La ‘‘mangercratie, rien que la ‘‘mangercratie !’’
Le titre de cette chanson qui a propulsé la carrière de Tiken Jah Facoly, est assez révélateur de ce qui se passe autour des leaders politiques, surtout à l’approche des compétions électorales. Ici, c’est qui tombe dans la poche qui compte, la conviction, si elle existe vraiment, vient en seconde position. Sur cette question, le cas de l’ancien président Laurent Gbagbo suffit pour illustrer la logique des mouvements et clubs de soutiens qui se créent autour des leaders politiques. Aussi vraisemblable que cela puisse paraître, le confrère L’expression avait écrit dans une publication parue le mardi 29 décembre 2009 : « Au cours d’un forum littéraire, un panéliste a révélé que Laurent Gbagbo totalise, à lui seul, 817 clubs de soutien ! ». Parmi ceux-ci, l’on peut mentionner au nombre des plus en vue, le Mouvement J’aime Gbagbo (Mjg) de Touré Al Moustapha, 2 millions de filles pour Gbagbo d’Henriette Adjoua Lagou, le Cap Unir pour la réélection de Laurent Gbagbo (Urlg) de Gervais Coulibaly. Le milieu artistique n’a pas échappé au phénomène.
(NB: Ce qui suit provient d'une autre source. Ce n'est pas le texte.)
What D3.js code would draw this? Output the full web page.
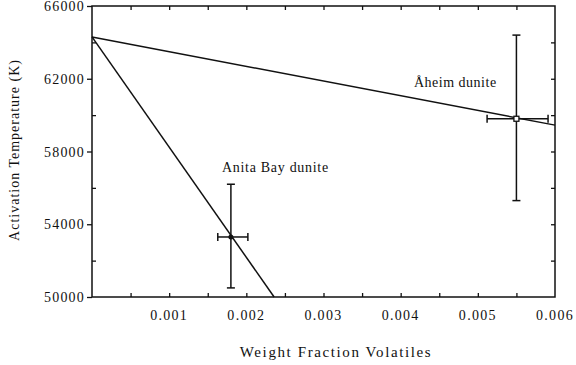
<!DOCTYPE html>
<html>
<head>
<meta charset="utf-8">
<script src="https://cdn.jsdelivr.net/npm/d3@7"></script>
<style>
body { margin: 0; background: #fff; }
svg text { font-family: "Liberation Serif", "DejaVu Serif", serif; fill: #111; }
</style>
</head>
<body>
<svg id="chart" width="576" height="365"></svg>
<script>
// data
var samples = ["Anita Bay dunite", "Åheim dunite"];
var sampleX = [0.0018, 0.0055];
var sampleY = [53300, 59800];
var xErrLo = [0.00163, 0.00512];
var xErrHi = [0.00202, 0.00591];
var yErrLo = [50500, 55300];
var yErrHi = [56200, 64400];
var anitaLineX = [0, 0.00236];
var anitaLineY = [64300, 50000];
var aheimLineX = [0, 0.006];
var aheimLineY = [64300, 59450];
var xTicks = [0.001, 0.002, 0.003, 0.004, 0.005, 0.006];
var yTicks = [50000, 54000, 58000, 62000, 66000];

var svg = d3.select("#chart");
var plotL = 92, plotR = 555, plotT = 6, plotB = 297;

var x = d3.scaleLinear().domain([0, 0.006]).range([plotL, plotR]);
var y = d3.scaleLinear().domain([50000, 66000]).range([plotB, plotT]);

// frame
svg.append("rect")
  .attr("x", plotL).attr("y", plotT)
  .attr("width", plotR - plotL).attr("height", plotB - plotT)
  .attr("fill", "none").attr("stroke", "#111").attr("stroke-width", 1.5);

// bottom and top axes, ticks point in
var xMinor = d3.range(0.0005, 0.006, 0.0005);
svg.append("g").attr("transform", "translate(0," + plotB + ")")
  .call(d3.axisBottom(x).tickValues(xMinor).tickSize(-4).tickFormat(""));
svg.append("g").attr("transform", "translate(0," + plotT + ")")
  .call(d3.axisTop(x).tickValues(xMinor).tickSize(-4).tickFormat(""));

svg.selectAll(".xlab").data(xTicks).enter().append("text")
  .attr("x", function(d) { return x(d); })
  .attr("y", 320)
  .attr("text-anchor", "middle")
  .style("font-size", "14px")
  .style("letter-spacing", "1.3px")
  .text(function(d) { return d3.format(".3f")(d); });

// left and right axes
var yMinor = d3.range(52000, 66000, 4000);
svg.append("g").attr("transform", "translate(" + plotL + ",0)")
  .call(d3.axisLeft(y).tickValues(yTicks).tickSize(5).tickFormat(""));
svg.append("g").attr("transform", "translate(" + plotL + ",0)")
  .call(d3.axisLeft(y).tickValues(yMinor).tickSize(-4).tickFormat(""));
svg.append("g").attr("transform", "translate(" + plotR + ",0)")
  .call(d3.axisRight(y).tickValues(d3.range(52000, 66000, 2000)).tickSize(-4).tickFormat(""));

svg.selectAll(".ylab").data(yTicks).enter().append("text")
  .attr("x", 85)
  .attr("y", function(d) { return y(d) + 5; })
  .attr("text-anchor", "end")
  .style("font-size", "14px")
  .style("letter-spacing", "1.2px")
  .text(function(d) { return d; });

svg.selectAll(".domain").remove();
svg.selectAll(".tick line").attr("stroke", "#111").attr("stroke-width", 1.3);

// axis titles
svg.append("text")
  .attr("x", 336).attr("y", 357)
  .attr("text-anchor", "middle")
  .style("font-size", "15px")
  .style("letter-spacing", "1.6px")
  .text("Weight Fraction Volatiles");

svg.append("text")
  .attr("transform", "translate(19,150) rotate(-90)")
  .attr("text-anchor", "middle")
  .style("font-size", "14px")
  .style("letter-spacing", "1px")
  .text("Activation Temperature (K)");

// fitted lines
var line = d3.line()
  .x(function(d) { return x(d[0]); })
  .y(function(d) { return y(d[1]); });

svg.append("path")
  .attr("d", line(d3.zip(aheimLineX, aheimLineY)))
  .attr("fill", "none").attr("stroke", "#111").attr("stroke-width", 1.5);
svg.append("path")
  .attr("d", line(d3.zip(anitaLineX, anitaLineY)))
  .attr("fill", "none").attr("stroke", "#111").attr("stroke-width", 1.5);

// error bars
var cap = 4;
sampleX.forEach(function(d, i) {
  var g = svg.append("g").attr("stroke", "#111").attr("stroke-width", 1.5);
  g.append("line").attr("x1", x(d)).attr("x2", x(d))
    .attr("y1", y(yErrLo[i])).attr("y2", y(yErrHi[i]));
  g.append("line").attr("x1", x(d) - cap).attr("x2", x(d) + cap)
    .attr("y1", y(yErrLo[i])).attr("y2", y(yErrLo[i]));
  g.append("line").attr("x1", x(d) - cap).attr("x2", x(d) + cap)
    .attr("y1", y(yErrHi[i])).attr("y2", y(yErrHi[i]));
  g.append("line").attr("x1", x(xErrLo[i])).attr("x2", x(xErrHi[i]))
    .attr("y1", y(sampleY[i])).attr("y2", y(sampleY[i]));
  g.append("line").attr("x1", x(xErrLo[i])).attr("x2", x(xErrLo[i]))
    .attr("y1", y(sampleY[i]) - cap).attr("y2", y(sampleY[i]) + cap);
  g.append("line").attr("x1", x(xErrHi[i])).attr("x2", x(xErrHi[i]))
    .attr("y1", y(sampleY[i]) - cap).attr("y2", y(sampleY[i]) + cap);
});

// markers
svg.append("circle")
  .attr("cx", x(sampleX[0])).attr("cy", y(sampleY[0])).attr("r", 2.5)
  .attr("fill", "#111");
svg.append("rect")
  .attr("x", x(sampleX[1]) - 2.5).attr("y", y(sampleY[1]) - 2.5)
  .attr("width", 5).attr("height", 5)
  .attr("fill", "#fff").attr("stroke", "#111").attr("stroke-width", 1.3);

// sample labels
svg.append("text").attr("x", 222).attr("y", 172)
  .style("font-size", "14px").style("letter-spacing", "0.7px").text(samples[0]);
svg.append("text").attr("x", 414).attr("y", 87)
  .style("font-size", "14px").style("letter-spacing", "0.5px").text(samples[1]);
</script>
</body>
</html>
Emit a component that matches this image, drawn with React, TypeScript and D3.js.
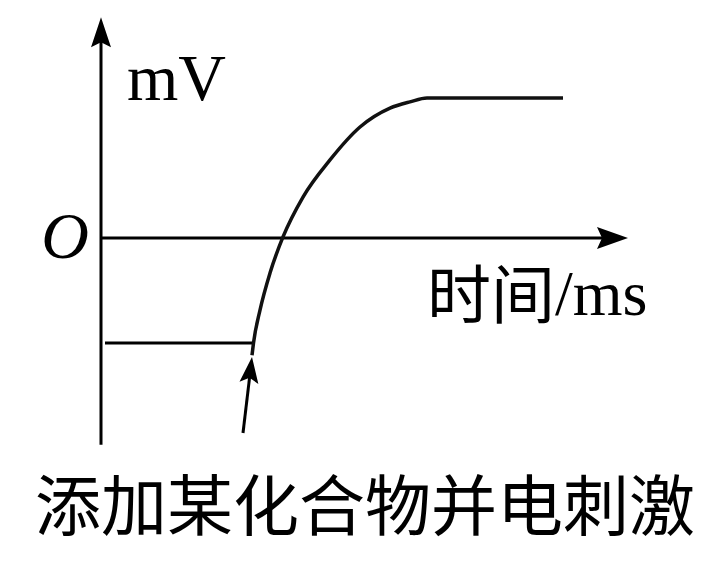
import React from 'react';
import * as d3 from 'd3';

// 膜电位曲线 (时间 单位, mV 任意单位)
const restTime = [0.4, 15.3];
const restValue = -30;
const curveTime = [15.1, 15.25, 15.9, 16.9, 18.2, 20.2, 22.9, 25.9, 28.9, 30.9, 32.6, 46.2];
const curveValue = [-33.5, -30, -20.6, -10, 0.3, 11.7, 22.3, 31.7, 37.1, 38.9, 40, 40];

// 刺激箭头: 尾 -> 头
const stimulusTime = [14.2, 15.1];
const stimulusValue = [-55.7, -34];

// 坐标轴范围
const xAxisExtent = [0, 52.7];
const yAxisExtent = [-59.1, 63.1];

const yLabel = 'mV';
const originLabel = 'O';
const xLabelCn = '时间';
const xLabelUnit = '/ms';
const caption = '添加某化合物并电刺激';

const W = 719;
const H = 565;
const serif = '"Liberation Serif", "Times New Roman", serif';
const cjk = '"Noto Sans CJK SC", sans-serif';

// 箭头: tip 为顶点, dir 为方向单位向量
const arrowHead = (tip: [number, number], dir: [number, number], len = 30, half = 10, notch = 6) => {
  const [tx, ty] = tip;
  const [dx, dy] = dir;
  const nx = -dy, ny = dx;
  const bx = tx - dx * len, by = ty - dy * len;
  const p = d3.path();
  p.moveTo(tx, ty);
  p.lineTo(bx + nx * half, by + ny * half);
  p.lineTo(tx - dx * (len - notch), ty - dy * (len - notch));
  p.lineTo(bx - nx * half, by - ny * half);
  p.closePath();
  return p.toString();
};

const App = () => {
  const x = d3.scaleLinear().domain([0, 10]).range([101, 201]);
  const y = d3.scaleLinear().domain([0, 10]).range([238, 203]);

  const line = d3.line<[number, number]>()
    .x(d => x(d[0]))
    .y(d => y(d[1]))
    .curve(d3.curveMonotoneX);

  const curvePts = curveTime.map((t, i) => [t, curveValue[i]] as [number, number]);

  const x0 = x(xAxisExtent[0]);
  const x1 = x(xAxisExtent[1]);
  const yTop = y(yAxisExtent[1]);
  const yBot = y(yAxisExtent[0]);

  const sx0 = x(stimulusTime[0]), sy0 = y(stimulusValue[0]);
  const sx1 = x(stimulusTime[1]), sy1 = y(stimulusValue[1]);
  const sl = Math.hypot(sx1 - sx0, sy1 - sy0);
  const sdir: [number, number] = [(sx1 - sx0) / sl, (sy1 - sy0) / sl];

  return (
    <svg width={W} height={H} style={{ position: 'absolute', left: 0, top: 0, background: '#fff' }}>
      {/* y 轴 */}
      <line x1={x0} y1={yBot} x2={x0} y2={yTop + 20} stroke="#000" strokeWidth={3} />
      <path d={arrowHead([x0, yTop], [0, -1], 30, 10, 5)} fill="#000" />
      {/* x 轴 */}
      <line x1={x0} y1={y(0)} x2={x1 - 20} y2={y(0)} stroke="#000" strokeWidth={3} />
      <path d={arrowHead([x1, y(0)], [1, 0], 31, 11, 5)} fill="#000" />

      {/* 静息电位 */}
      <line x1={x(restTime[0])} y1={y(restValue)} x2={x(restTime[1])} y2={y(restValue)}
        stroke="#000" strokeWidth={3} />
      {/* 曲线 */}
      <path d={line(curvePts) || ''} fill="none" stroke="#111" strokeWidth={3.5} strokeLinejoin="round" />

      {/* 刺激箭头 */}
      <line x1={sx0} y1={sy0} x2={sx1 - sdir[0] * 18} y2={sy1 - sdir[1] * 18} stroke="#000" strokeWidth={3} />
      <path d={arrowHead([sx1, sy1], sdir, 26, 9.5, 5)} fill="#000" />

      {/* 文字 */}
      <text x={127} y={100} fontFamily={serif} fontSize={66} fill="#000">{yLabel}</text>
      <text x={89} y={258} fontFamily={serif} fontSize={66} fontStyle="italic" textAnchor="end" fill="#000">
        {originLabel}
      </text>
      <text x={427} y={318} fontSize={64} fill="#000">
        <tspan fontFamily={cjk}>{xLabelCn}</tspan>
        <tspan fontFamily={serif} y={315}>{xLabelUnit}</tspan>
      </text>
      <text x={35} y={530} fontFamily={cjk} fontSize={66} fill="#000">{caption}</text>
    </svg>
  );
};

export default App;
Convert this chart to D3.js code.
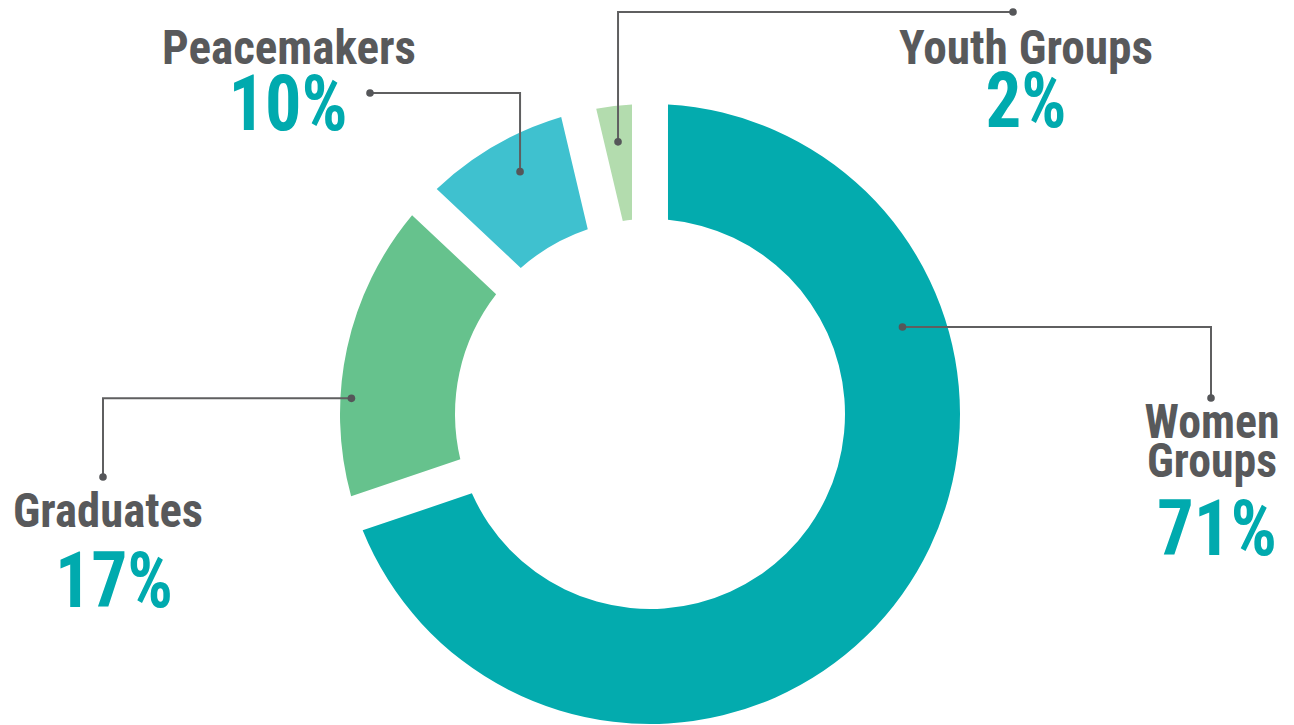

On note parmi les clubs de soutien à Gbagbo, entre autres, les « All stars pour Gbagbo » d’Angelo Kabila, les Artistes associés pour Gbagbo (2Ag) avec Bailly Spinto, l’Association des artistes baoulé pour Gbagbo (Assaba) de feue Tantie Oussou. Mais pendant la crise post-électorale, ces 817 mouvements et clubs de soutien sont ‘‘rentrés en brousse’’, comme on le dit dans le jargon ivoirien. Certains comme feu Elie Hallassou et Evariste Yakeu ont même fait un revirement à 180°. Le premier du Libanais de Gbagbo était devenu le Libanais de Ouattara. Le second, quant à lui, a déposé ses valises dans la cour de feu Amadou Soumahoro et se faisait appeler le ‘‘Tchombiste’’ du surnom de l’ancien président de l’Assemblée nationale. Ce clientélisme politique était une pratique en cours du temps où Henri Konan Bédié était aux affaires. « Le PDCI-Rda dénombre environ 300 mouvements et clubs de soutien à N’Zuéba », a relevé le confrère L’expression dans l’article mentionné précédemment.
Les clubs de soutien à Bédié qui ont fait plus parler d’eux, sont le Cercle national Bédié (Cnb) de Pierre Yagni N’Da, Bédié Ambikô de Balla Kéïta. Comme il fallait s’y attendre, tous ces clubs de soutien ont disparu comme du beurre au soleil après la chute de N’Zuéba. Le RHDP, parti au pouvoir, n’échappe pas non plus à cette règle. Seulement, avec son statut de parti au pouvoir, les mouvements et clubs de soutien tiennent encore la route. Dieu seul sait le nombre de mouvements et clubs de soutien qui existent aujourd’hui au RHDP. Chaque ministre, chaque DG, chaque PCA, chaque élu, a pratiquement sa ‘‘TEAM’’. Mais qu’adviendra-t-il si demain les houphouëtistes perdaient le pouvoir ? Certainement que ces mouvements vont également disparaître comme du beurre au soleil.